■ Supplied data ■
========

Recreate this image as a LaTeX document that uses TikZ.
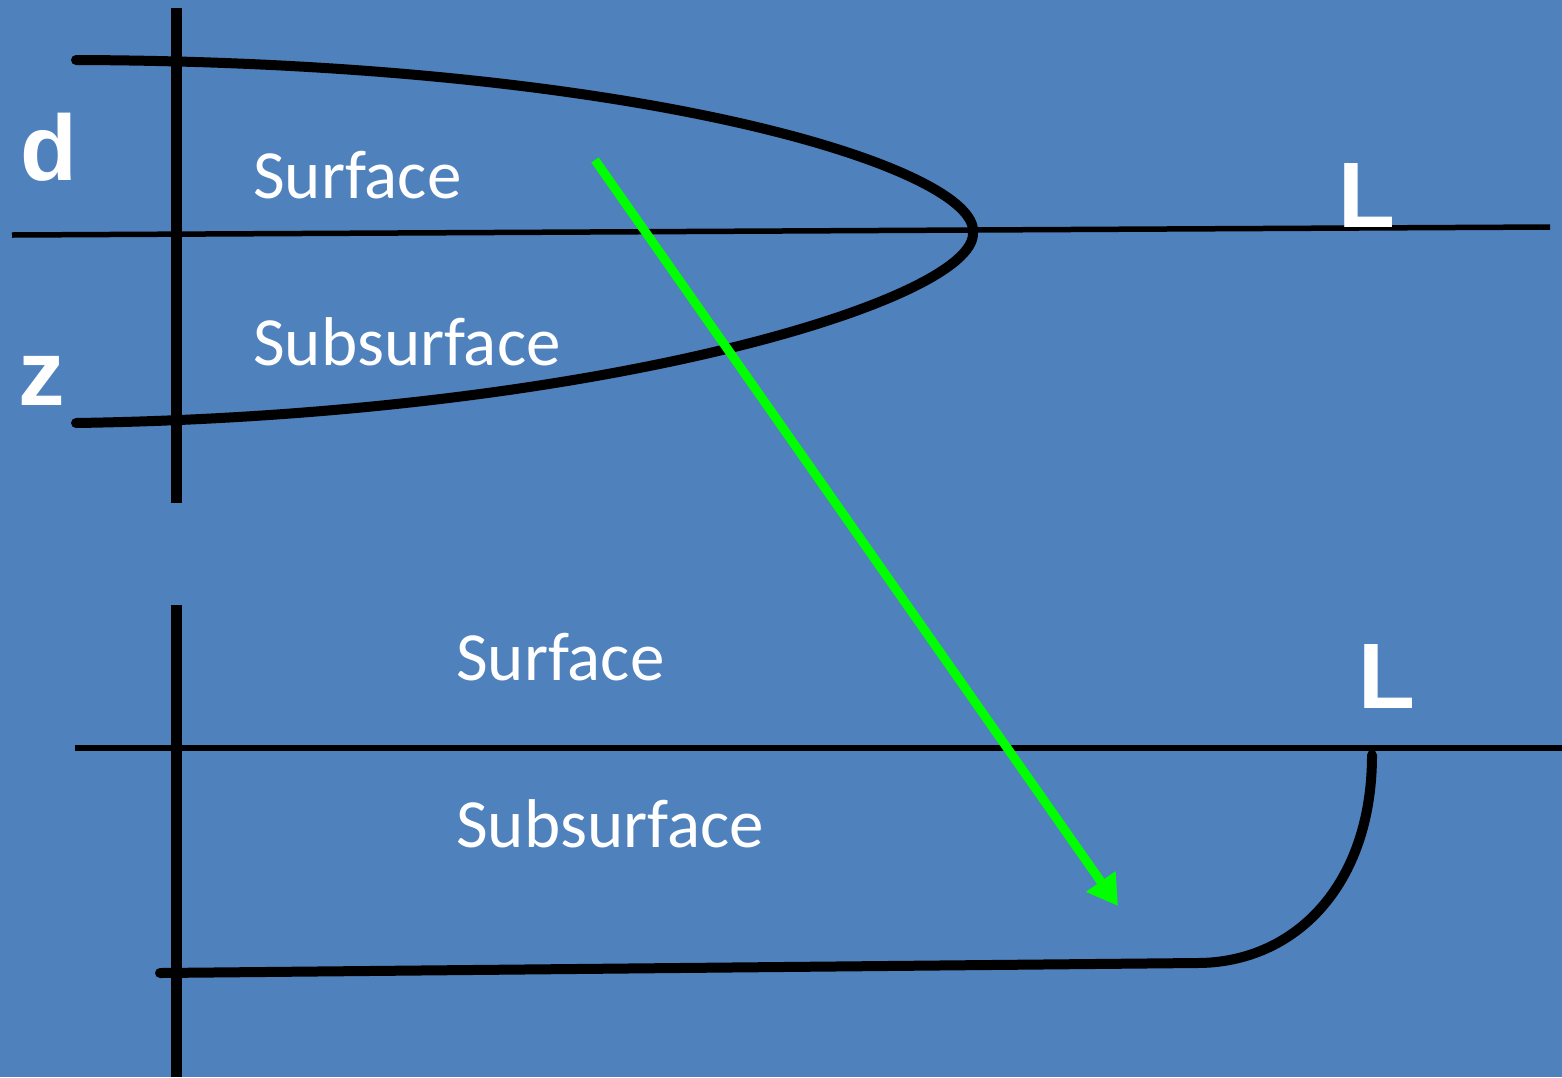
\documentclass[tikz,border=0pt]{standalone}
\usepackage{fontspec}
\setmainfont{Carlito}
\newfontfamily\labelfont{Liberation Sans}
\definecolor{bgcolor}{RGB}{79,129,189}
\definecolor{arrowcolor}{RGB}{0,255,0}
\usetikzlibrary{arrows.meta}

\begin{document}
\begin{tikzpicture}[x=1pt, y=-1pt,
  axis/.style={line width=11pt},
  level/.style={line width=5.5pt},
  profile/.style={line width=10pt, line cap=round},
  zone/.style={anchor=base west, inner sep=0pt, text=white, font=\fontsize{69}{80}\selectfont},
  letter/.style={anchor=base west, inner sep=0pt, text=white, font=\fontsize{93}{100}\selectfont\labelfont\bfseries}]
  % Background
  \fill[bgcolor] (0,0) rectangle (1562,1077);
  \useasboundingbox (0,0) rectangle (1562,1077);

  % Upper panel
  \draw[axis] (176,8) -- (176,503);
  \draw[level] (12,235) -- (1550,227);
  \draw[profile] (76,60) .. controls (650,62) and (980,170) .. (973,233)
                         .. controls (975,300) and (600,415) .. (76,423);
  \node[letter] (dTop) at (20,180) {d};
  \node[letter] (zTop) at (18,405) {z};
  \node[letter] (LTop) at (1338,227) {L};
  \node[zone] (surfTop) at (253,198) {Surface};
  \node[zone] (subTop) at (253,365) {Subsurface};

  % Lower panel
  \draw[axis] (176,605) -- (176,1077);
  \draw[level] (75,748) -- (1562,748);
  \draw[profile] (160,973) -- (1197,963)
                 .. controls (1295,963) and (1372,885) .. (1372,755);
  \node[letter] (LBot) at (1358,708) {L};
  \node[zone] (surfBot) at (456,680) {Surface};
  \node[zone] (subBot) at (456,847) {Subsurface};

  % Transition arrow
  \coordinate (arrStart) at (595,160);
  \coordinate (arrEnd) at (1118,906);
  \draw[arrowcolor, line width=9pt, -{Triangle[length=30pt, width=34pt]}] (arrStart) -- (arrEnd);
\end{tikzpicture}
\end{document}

========

■ Written request ■
Restate the data word for word from its first line through the line with "(subBot) at (456,847)", leaving out any picture along the way.

■ Solved exercise ■
Recreate this image as a LaTeX document that uses TikZ.
\documentclass[tikz,border=0pt]{standalone}
\usepackage{fontspec}
\setmainfont{Carlito}
\newfontfamily\labelfont{Liberation Sans}
\definecolor{bgcolor}{RGB}{79,129,189}
\definecolor{arrowcolor}{RGB}{0,255,0}
\usetikzlibrary{arrows.meta}

\begin{document}
\begin{tikzpicture}[x=1pt, y=-1pt,
  axis/.style={line width=11pt},
  level/.style={line width=5.5pt},
  profile/.style={line width=10pt, line cap=round},
  zone/.style={anchor=base west, inner sep=0pt, text=white, font=\fontsize{69}{80}\selectfont},
  letter/.style={anchor=base west, inner sep=0pt, text=white, font=\fontsize{93}{100}\selectfont\labelfont\bfseries}]
  % Background
  \fill[bgcolor] (0,0) rectangle (1562,1077);
  \useasboundingbox (0,0) rectangle (1562,1077);

  % Upper panel
  \draw[axis] (176,8) -- (176,503);
  \draw[level] (12,235) -- (1550,227);
  \draw[profile] (76,60) .. controls (650,62) and (980,170) .. (973,233)
                         .. controls (975,300) and (600,415) .. (76,423);
  \node[letter] (dTop) at (20,180) {d};
  \node[letter] (zTop) at (18,405) {z};
  \node[letter] (LTop) at (1338,227) {L};
  \node[zone] (surfTop) at (253,198) {Surface};
  \node[zone] (subTop) at (253,365) {Subsurface};

  % Lower panel
  \draw[axis] (176,605) -- (176,1077);
  \draw[level] (75,748) -- (1562,748);
  \draw[profile] (160,973) -- (1197,963)
                 .. controls (1295,963) and (1372,885) .. (1372,755);
  \node[letter] (LBot) at (1358,708) {L};
  \node[zone] (surfBot) at (456,680) {Surface};
  \node[zone] (subBot) at (456,847) {Subsurface};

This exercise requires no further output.